Quote from: Colin2B on 23/09/2018 14:51:12
Quote from: Halc
If the two forces where equal and opposite, the particles at earth’s center would be moving in a straight line, but they’re not.
@PmbPhy wouldn’t make that mistake. I think by now you will have realised that he was talking about non inertial, rotating frames.
I have since corrected my statement above.  Yes, in a rotating frame reference, the two forces exist and can cancel, holding the object stationary.

Quote
I think the whole subject of centrifugal and what are called fictitious forces is badly taught. NASA tends to refer to all 3 as inertial forces and includes G force in linear acceleration as a 4th.
What are the other two?  Centrifugal is an inertial force in a rotating frame.  G force is an inertial force in an accelerating reference frame.  There are inertial effects involved anytime some mass is accelerated in an inertial frame.  That doesn't mean that inertial effects are all centrifugal.

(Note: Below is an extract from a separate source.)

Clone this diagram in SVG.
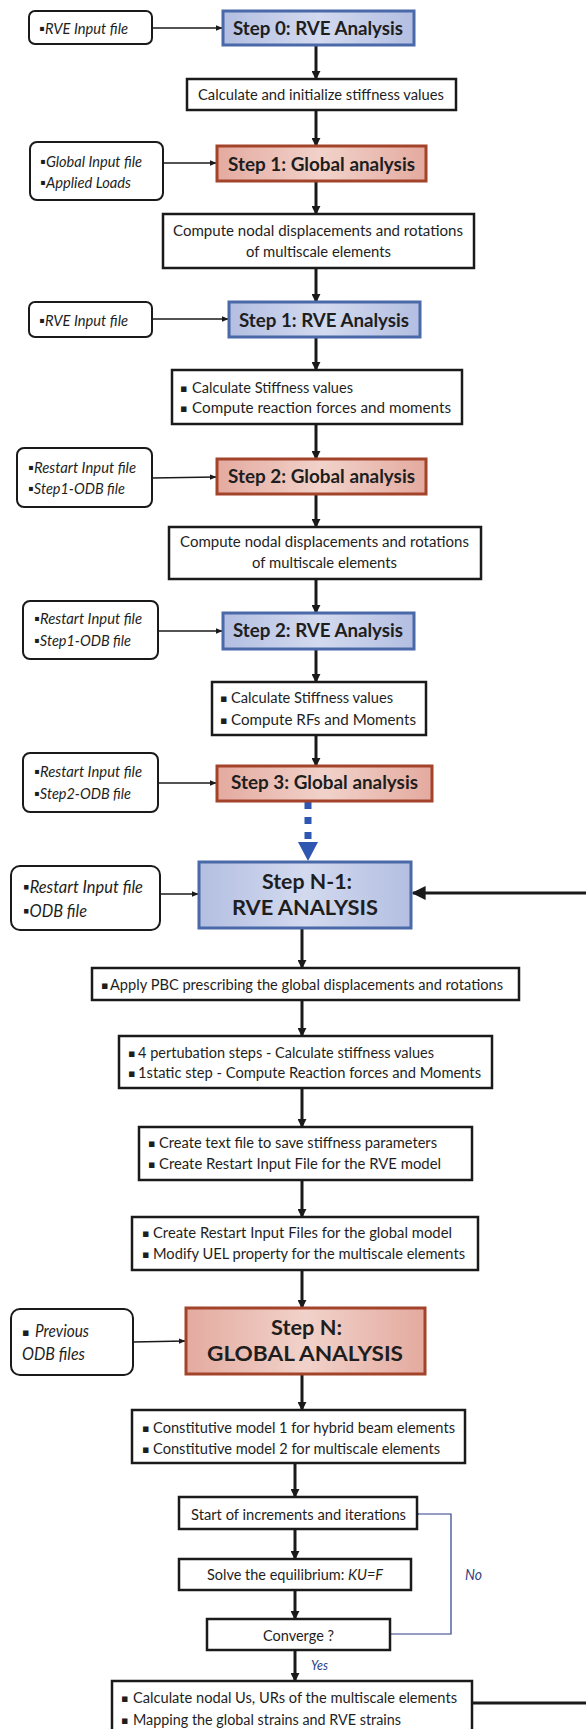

Tides happen or not in both cases, so tides are not a function of either.  That was my point.  Tides are a function of the stresses and strain on an object due to non-uniform gravitational field, and are a function of only that.

Quote
Quote from: NOAA
”since the center-of-mass of the earth is always on the opposite side of this common center of revolution from the position of the moon, the centrifugal force produced at any point in or on the earth will always be directed away from the moon”
Quote from: Halc
This contradicts with the actual situation since the barycenter is within Earth and thus points on the lunar side of that get centrifugal force directed towards the moon.  They're being sloppy, something they'd not get away with in a publication meant for a higher audience.
I think they are considering the earth to be a rigid body, so any force at the centre of mass will be transferred to near and far sides.
They seem to be making an explicit reference to forces on specific points, not about where those forces get transferred due to the rigidity of the body. It was a nit, not really detracting from the point being made by NOAA.

Quote
Although the water isn’t rigid it is incompressible and would tend to find it’s own level so might be considered to act as the earth does. Whether it’s a reasonable assumption is up for debate, but I don’t think the article was intended to be completely rigorous.
Sure.  For one, the tides would be higher if the day were longer since it would give the water more time to move to where gravity is shoving it.
« Last Edit: 23/09/2018 16:44:19 by Halc »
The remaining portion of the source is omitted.